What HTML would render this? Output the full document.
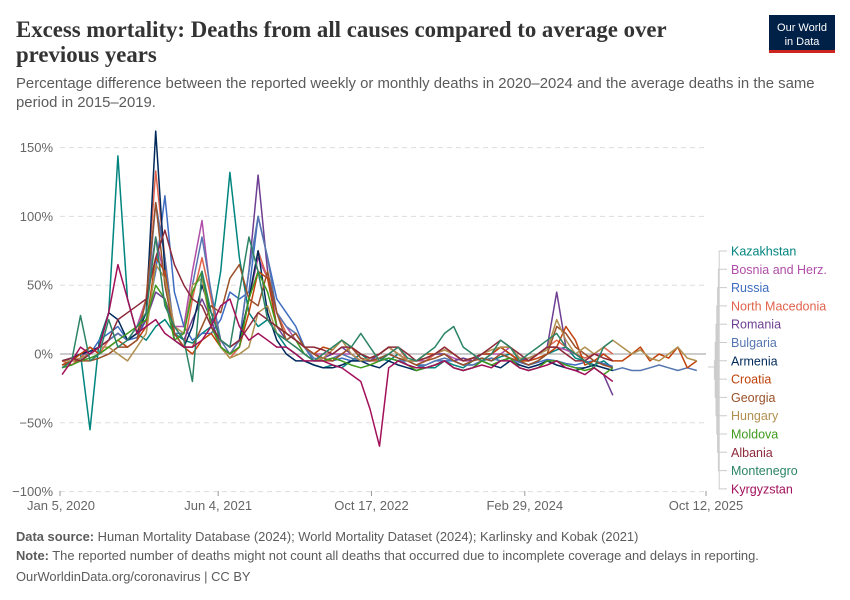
<!DOCTYPE html>
<html><head><meta charset="utf-8">
<style>
body{margin:0;background:#fff;font-family:"Liberation Sans",sans-serif;}
svg{display:block}
</style></head>
<body>
<svg id="chart" width="850" height="600" viewBox="0 0 850 600">
  <text x="16" y="37" font-family="Liberation Serif,serif" font-weight="bold" font-size="22.8" fill="#333">Excess mortality: Deaths from all causes compared to average over</text>
  <text x="16" y="62" font-family="Liberation Serif,serif" font-weight="bold" font-size="22.8" fill="#333">previous years</text>
  <text x="16" y="88" font-size="14.9" fill="#5b5b5b">Percentage difference between the reported weekly or monthly deaths in 2020–2024 and the average deaths in the same</text>
  <text x="16" y="107" font-size="14.9" fill="#5b5b5b">period in 2015–2019.</text>
  <g>
    <rect x="769" y="15" width="66" height="38" fill="#002147"/>
    <rect x="769" y="50" width="66" height="3" fill="#ce261e"/>
    <text x="802" y="31" text-anchor="middle" font-size="11" fill="#fff">Our World</text>
    <text x="802" y="45" text-anchor="middle" font-size="11" fill="#fff">in Data</text>
  </g>
  <g id="grid"></g>
  <g id="series"></g>
  <g id="legend"></g>
  <text x="16" y="541" font-size="12.9" fill="#5b5b5b"><tspan font-weight="bold">Data source:</tspan> Human Mortality Database (2024); World Mortality Dataset (2024); Karlinsky and Kobak (2021)</text>
  <text x="16" y="560" font-size="12.9" fill="#5b5b5b"><tspan font-weight="bold">Note:</tspan> The reported number of deaths might not count all deaths that occurred due to incomplete coverage and delays in reporting.</text>
  <text x="16" y="581" font-size="12.9" fill="#5b5b5b">OurWorldinData.org/coronavirus | CC BY</text>
</svg>
<script>
const yTicks = [150, 100, 50, 0, -50, -100];
const xTickLabels = ["Jan 5, 2020", "Jun 4, 2021", "Oct 17, 2022", "Feb 29, 2024", "Oct 12, 2025"];
const xTickDates = ["2020-01-05", "2021-06-04", "2022-10-17", "2024-02-29", "2025-10-12"];
const countries = ["Kazakhstan","Bosnia and Herz.","Russia","North Macedonia","Romania","Bulgaria","Armenia","Croatia","Georgia","Hungary","Moldova","Albania","Montenegro","Kyrgyzstan"];
const colors = ["#00847e","#b04ea8","#3d6cc0","#e0634c","#6d3e91","#5676b0","#00295b","#c0420b","#9a5129","#b09050","#3f9a1e","#8c2a3a","#2c8465","#a2105a"];
const kazakhstan = [-5,-3,0,-55,10,30,144,40,15,10,20,25,15,10,8,15,20,60,132,70,30,20,25,15,5,0,-5,-8,-10,-8,-10,-5,0,-5,-3,-5,0,-5,-8,-10,-10,-5,-8,-10,-5,-3,-5,-2,0,-5,-8,-5,0,3,5,-3,-5,-8,-5,-10];
const bosnia = [-10,-5,-3,0,5,10,15,10,20,40,85,55,20,20,60,97,40,5,0,5,40,70,55,30,20,10,5,0,0,0,0,0,-5,-5,0,5,0,-5,-5,-5,0,0,-3,-5,-5,0,0,0,5,-3,-5,0,5,5,3,0,-5,0,0,-5];
const russia = [-5,-3,-5,0,10,15,20,10,12,25,60,115,45,20,10,15,15,25,45,40,45,100,70,40,30,20,5,-5,-5,-5,-3,-5,-5,-5,-5,-3,-5,-5,-8,-8,-5,-5,-5,-8,-8,-5,-3,-5,-3,-6,-8,-6,-4,-5,-7,-8,-6,-5,-7,-9];
const northMacedonia = [-5,-8,-3,5,0,10,15,10,15,40,133,70,15,5,40,70,40,5,-3,5,40,75,55,30,15,10,5,0,-5,-5,0,5,-3,-5,-5,0,5,-5,-8,-5,0,5,0,-5,-3,-5,0,5,5,-5,-5,0,5,10,5,0,-3,0,5,0];
const romania = [-5,-3,0,0,5,10,15,10,15,25,45,40,20,10,25,40,25,5,0,10,60,130,60,20,10,15,5,0,-3,0,5,0,-5,-5,0,5,0,-5,-5,-3,0,0,-5,-3,-5,0,0,5,0,-5,-3,0,5,45,5,0,-5,-10,-15,-30];
const bulgaria = [-8,-5,-3,0,5,10,15,10,15,30,110,70,15,15,50,85,45,10,0,10,60,100,70,30,20,15,5,-3,-5,-3,0,-3,-5,-5,-3,0,-3,-8,-10,-8,-5,-3,-5,-8,-8,-5,-3,-5,-3,-8,-10,-8,-5,-5,-8,-10,-10,-8,-10,-12,-10,-12,-12,-10,-8,-10,-12,-10,-12];
const armenia = [-5,-3,0,2,5,30,25,10,15,30,162,60,10,5,20,50,30,10,5,10,40,75,30,10,0,-5,-5,-8,-10,-10,-8,-5,-5,-8,-10,-5,-8,-10,-12,-10,-8,-5,-10,-12,-10,-5,-8,-10,-5,-8,-10,-8,-5,-8,-10,-12,-10,-8,-10,-12];
const croatia = [-8,-5,0,5,0,5,10,5,10,20,70,60,15,5,0,10,15,5,0,5,30,60,55,20,15,10,5,0,5,3,10,5,0,-3,0,5,0,-5,-5,0,0,3,0,-5,-3,0,0,5,0,-5,-5,-3,0,5,20,10,-8,-5,0,-5,-5,0,5,-5,0,-3,5,-10,-5];
const georgia = [-10,-5,-5,-5,-3,0,5,5,10,40,110,50,15,5,5,20,35,30,55,65,40,35,60,30,10,15,5,0,-3,-5,0,5,-3,-5,-3,0,-3,-5,-8,-5,-3,0,-5,-8,-5,-3,-5,0,-3,-5,-8,-5,0,20,15,5,0,-5,-8,-10];
const hungary = [-5,-5,-3,0,5,5,0,-5,5,15,65,55,20,15,50,55,20,5,-3,0,5,30,35,15,10,5,0,-5,-3,3,10,0,-5,-3,0,5,0,-5,-5,-3,0,3,0,-5,-3,0,3,5,5,-3,-3,0,3,25,10,0,5,0,5,10,5,0,3,-3,-5,0,5,-3,-5];
const moldova = [-10,-8,-5,-3,0,5,10,15,20,25,50,40,10,15,45,60,20,5,0,5,40,60,45,20,15,10,0,-5,-5,-3,-5,-8,-10,-8,-5,-3,-5,-8,-12,-10,-8,-5,-10,-12,-10,-5,-8,-5,-3,-10,-12,-10,-5,-5,-8,-10,-12,-10,-15,-10];
const albania = [-5,-3,-5,0,5,10,25,30,35,40,70,90,65,50,40,35,20,10,5,10,20,30,25,20,15,10,5,5,3,0,5,5,0,-3,0,5,5,0,-5,-3,0,5,0,-5,-3,0,5,10,5,0,-5,0,5,5,0,-5,-5,0,-3,-5];
const montenegro = [-10,-5,28,-5,0,25,5,10,20,30,85,35,20,10,-20,60,30,10,5,45,85,60,25,15,10,5,0,-5,0,5,10,5,15,5,-5,0,5,-3,-5,0,5,15,20,5,0,-5,0,10,5,-5,0,5,10,15,5,0,-5,-10,5,10];
const kyrgyzstan = [-15,-5,5,0,5,30,65,40,15,20,25,15,10,5,5,10,20,35,40,20,10,15,10,5,5,0,-5,-5,-5,-8,-10,-15,-20,-40,-67,-10,-5,-8,-10,-10,-8,-5,-10,-12,-10,-8,-10,-5,-5,-10,-12,-10,-8,-5,-10,-12,-15,-10,-15,-20];
const seriesValues = [kazakhstan,bosnia,russia,northMacedonia,romania,bulgaria,armenia,croatia,georgia,hungary,moldova,albania,montenegro,kyrgyzstan];

const NS = "http://www.w3.org/2000/svg";
const X0 = 60, X1 = 706, T0 = Date.UTC(2020,0,5), T1 = Date.UTC(2025,9,12);
function xScale(t){ return X0 + (t - T0) / (T1 - T0) * (X1 - X0); }
function yScale(v){ return 354 - v * 1.376; }
function monthTime(i){ return Date.UTC(2020, i, 12); }
function mk(tag, attrs, parent){ const e = document.createElementNS(NS, tag); for (const k in attrs) e.setAttribute(k, attrs[k]); parent.appendChild(e); return e; }

const grid = document.getElementById("grid");
yTicks.forEach(v => {
  const y = yScale(v);
  const line = mk("line", {x1:60, x2:706, y1:y, y2:y, stroke: v===0 ? "#9a9a9a" : "#dddddd", "stroke-width":1, "stroke-dasharray": v===0 ? "none" : "5,4"}, grid);
  
  
  const lab = mk("text", {x:53, y:y+4.5, "text-anchor":"end", "font-size":13, fill:"#666"}, grid);
  lab.textContent = (v < 0 ? "−" + Math.abs(v) : v) + "%";
  
  
});
xTickDates.forEach((d, i) => {
  const x = xScale(Date.parse(d));
  const tk = mk("line", {x1:x, x2:x, y1:491, y2:496, stroke:"#999"}, grid);
  
  
  const lab = mk("text", {x: i===0 ? x+1 : x, y:510, "text-anchor":"middle", "font-size":13, fill:"#666"}, grid);
  lab.textContent = xTickLabels[i];
  
  
});

const sg = document.getElementById("series");
const lg = document.getElementById("legend");
seriesValues.forEach((vals, s) => {
  const pts = vals.map((v, i) => xScale(monthTime(i)).toFixed(1) + "," + yScale(v).toFixed(1)).join(" ");
  const pl = mk("polyline", {points: pts, fill:"none", stroke: colors[s], "stroke-width":1.5, "stroke-linejoin":"round"}, sg);
  
  
});
countries.forEach((c, s) => {
  const ly = 251 + s * 18.3;
  const vx = 714 + Math.abs(s-6.5)*0.8;
  const conn = mk("polyline", {points: "708,367 " + vx + ",367 " + vx + "," + ly + " 727," + ly, fill:"none", stroke:"#ccc", "stroke-width":1}, lg);
  
  
  const t = mk("text", {x:731, y:ly+4.5, "font-size":12.5, fill: colors[s]}, lg);
  t.textContent = c;
  
  
});
</script>
</body></html>
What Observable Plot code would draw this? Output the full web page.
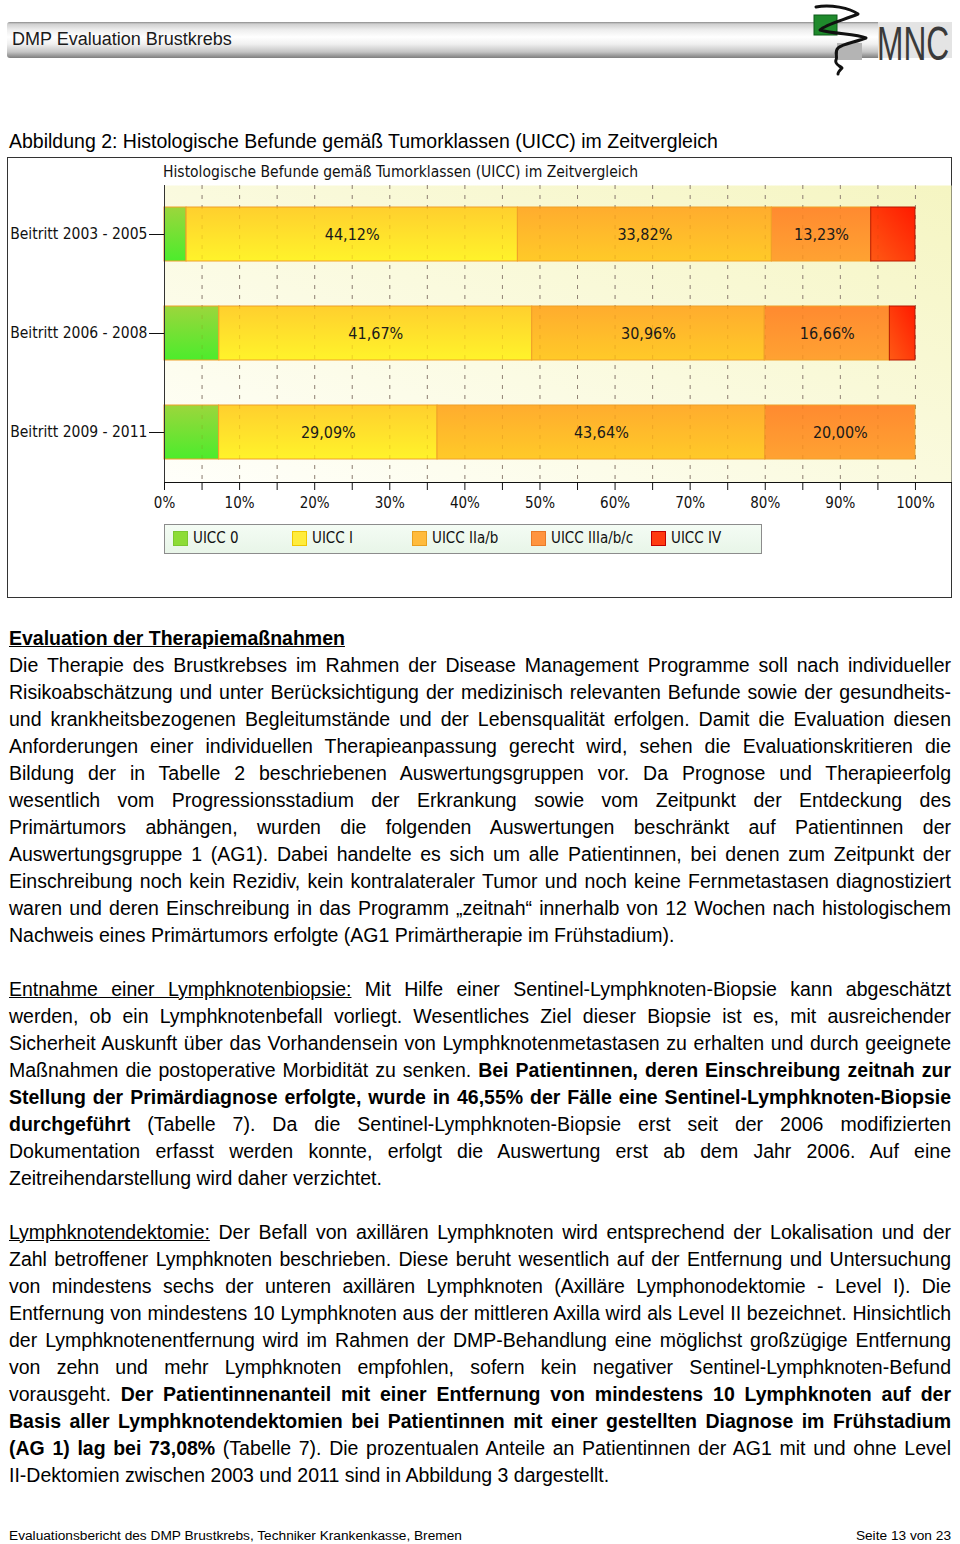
——————
Objective :: Extract each line holding the word "would" from the records.

Finished exercise ::
What HTML would render this? Output the full document.
What Observable Plot code would draw this? Output the full web page.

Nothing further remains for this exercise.